Donald Trump appears to be making a concerted effort to reach out to supporters of Bernie Sanders, in the way that Trump makes concerted efforts to do anything: He's talking about it a lot.
So how likely is it that Sanders's supporters will jump to Trump in a general election? Trump's campaign manager, Corey Lewandowski, made the case to CNN.
You have two candidates in Donald Trump and Bernie Sanders which have reignited a group of people who have been disenfranchised and disappointed with the way Washington, D.C. and career politicians have run the country. Bernie Sanders has large crowds — not as large as Mr. Trump's, but large crowds — and so there is a level of excitement there for people about his messaging and we will bring those people in.
This isn't really how politics works.
First of all, Sanders supporters view Trump much less favorably than they do Clinton. About half of Sanders supporters view Clinton positively, with a quarter holding strongly unfavorable opinions of her. But more than three-quarters of his backers have a strongly unfavorable opinion of Trump.
These things can change; the fact that Trump turned around his favorability numbers with Republicans is why he's on the brink of the party's nomination.

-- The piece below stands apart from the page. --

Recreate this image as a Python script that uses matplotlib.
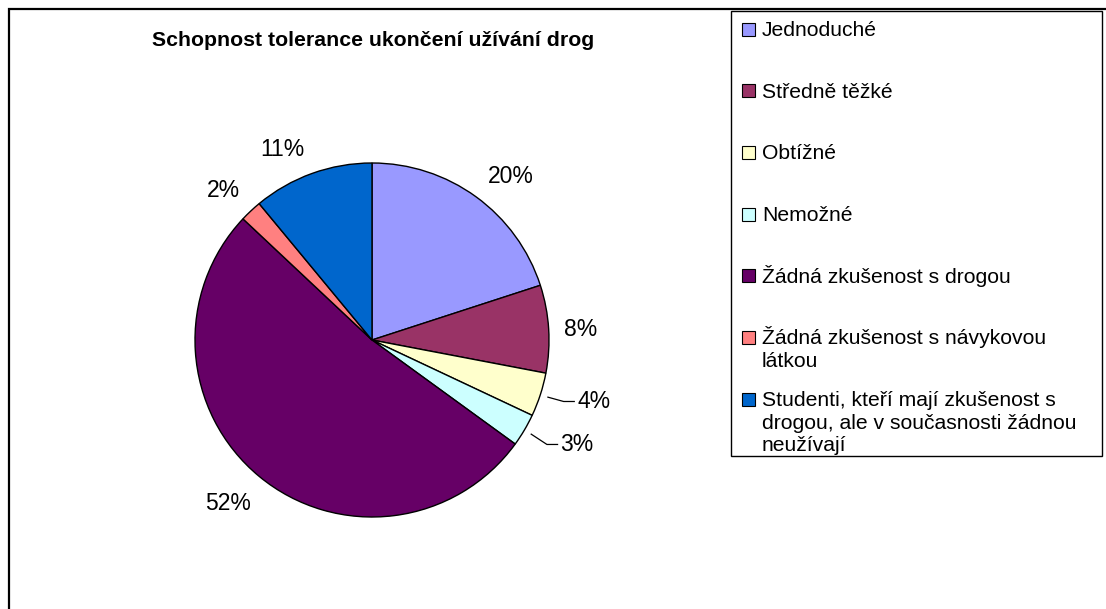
import numpy as np
import matplotlib
matplotlib.use('Agg')
import matplotlib.pyplot as plt
from matplotlib.patches import Rectangle

plt.rcParams['font.family'] = ['Liberation Sans', 'DejaVu Sans']

# data
title = 'Schopnost tolerance ukončení užívání drog'
categories = [
    'Jednoduché',
    'Středně těžké',
    'Obtížné',
    'Nemožné',
    'Žádná zkušenost s drogou',
    'Žádná zkušenost s návykovou\nlátkou',
    'Studenti, kteří mají zkušenost s\ndrogou, ale v současnosti žádnou\nneužívají',
]
shares = [20, 8, 4, 3, 52, 2, 11]
colors = ['#9999FF', '#993366', '#FFFFCC', '#CCFFFF', '#660066', '#FF8080', '#0066CC']

# label placement (radius factor, angle shift from wedge middle in degrees)
label_r = [1.21, 1.18, 1.30, 1.30, 1.23, 1.19, 1.19]
label_shift = [-4.4, -0.8, 2.5, 3.6, -1.7, 1.6, 5.4]

W, H = 1106, 609
fig = plt.figure(figsize=(W / 100, H / 100), dpi=100)

# outer chart frame (right and bottom edges fall outside the picture)
fig.add_artist(Rectangle((9 / W, -0.1), 1.5, 1.1 - 9 / H, transform=fig.transFigure,
                         fill=False, edgecolor='black', linewidth=1.6))

fig.text(373 / W, 1 - 40 / H, title, ha='center', va='center',
         fontsize=15.3, fontweight='bold')

# pie
cx, cy, rad = 372, 340, 177
ax = fig.add_axes([(cx - rad) / W, (H - cy - rad) / H, 2 * rad / W, 2 * rad / H])
wedges, _ = ax.pie(shares, colors=colors, startangle=90, counterclock=False,
                   wedgeprops=dict(edgecolor='black', linewidth=1.0))
ax.set_xlim(-1, 1)
ax.set_ylim(-1, 1)
ax.axis('off')

for w, s, lr, sh in zip(wedges, shares, label_r, label_shift):
    mid = np.deg2rad((w.theta1 + w.theta2) / 2)
    ang = mid + np.deg2rad(sh)
    lx, ly = lr * np.cos(ang), lr * np.sin(ang)
    ax.text(lx, ly, f'{s}%', ha='center', va='center', fontsize=16.5, clip_on=False)
    if lr > 1.25:
        # leader line for labels pushed away from the pie
        sx, sy = 1.045 * np.cos(mid), 1.045 * np.sin(mid)
        ax.plot([sx, lx - 0.17, lx - 0.11], [sy, ly, ly], color='black',
                linewidth=0.9, clip_on=False)

# legend drawn as Excel lays it out
fig.add_artist(Rectangle((731 / W, 1 - 456 / H), 371 / W, 445 / H, transform=fig.transFigure,
                         fill=False, edgecolor='black', linewidth=1.0))
for i, (lab, c) in enumerate(zip(categories, colors)):
    base = 36 + 61.7 * i
    fig.add_artist(Rectangle((742 / W, 1 - (base - 0.5) / H), 13 / W, 13 / H,
                             transform=fig.transFigure, facecolor=c,
                             edgecolor='black', linewidth=0.8))
    for k, line in enumerate(lab.split('\n')):
        fig.text(762 / W, 1 - (base + 22.5 * k) / H, line, ha='left', va='baseline',
                 fontsize=15.2)

fig.savefig('out.png', dpi=100)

What is more problematic is that, crowd size and annoyance at the establishment aside, Trump and Sanders don't have a ton of specific policy overlap. There's trade, of course, and campaign finance, though the two take different tacks there. Trump's policy positions are notoriously wobbly, so this also could change. But will supporters of a candidate that blasted Hillary Clinton for being a hawk embrace a guy that is thinking about maybe nuking the Islamic State?
If we compare the stated policy priorities of supporters of Trump, Clinton and Sanders, one against the other, the most obvious immediate point is that everyone is mostly worried about the economy. But notice that there are also clear differences. Trump's supporters are way more worried about terrorism than Sanders's or Clinton's. Interestingly, more Sanders supporters also identify "immigration" as their top priority -- it's hard to think that most Sanders fans have the same desired outcome on immigration as do Trump's.
We can also answer this more directly. Most supporters of Sanders -- Democrats and Democrat-leaning independents -- say they'd vote for Clinton over Trump in a general election. By a wide margin. More importantly (given the flakiness of general election polling so far in advance), they've said that pretty consistently for six months.
In Suffolk University polling, Sanders backers were more likely to say they'd support a third-party candidate than Trump -- picking an imaginary no one over Trump.
What Trump may be thinking is that he can pick up some of the big group of independents that supports Sanders. They're included in the data above, but we can also break them out separately. And, over time, independents on the whole have gotten less supportive of Trump in a contest against Clinton.
That makes sense, given that averages of general election polling shows Clinton pulling away from Trump.
Trump will get some votes from supporters of Bernie Sanders; heck, the graphs above show he'll get some support from supporters of Clinton. But there's no reason to think he'll get very much of that support -- much less enough to hand him victory in November.
Of course, when your unfavorable rating is in the stratosphere and you haven’t led in a general election poll in two months, no reason not to try.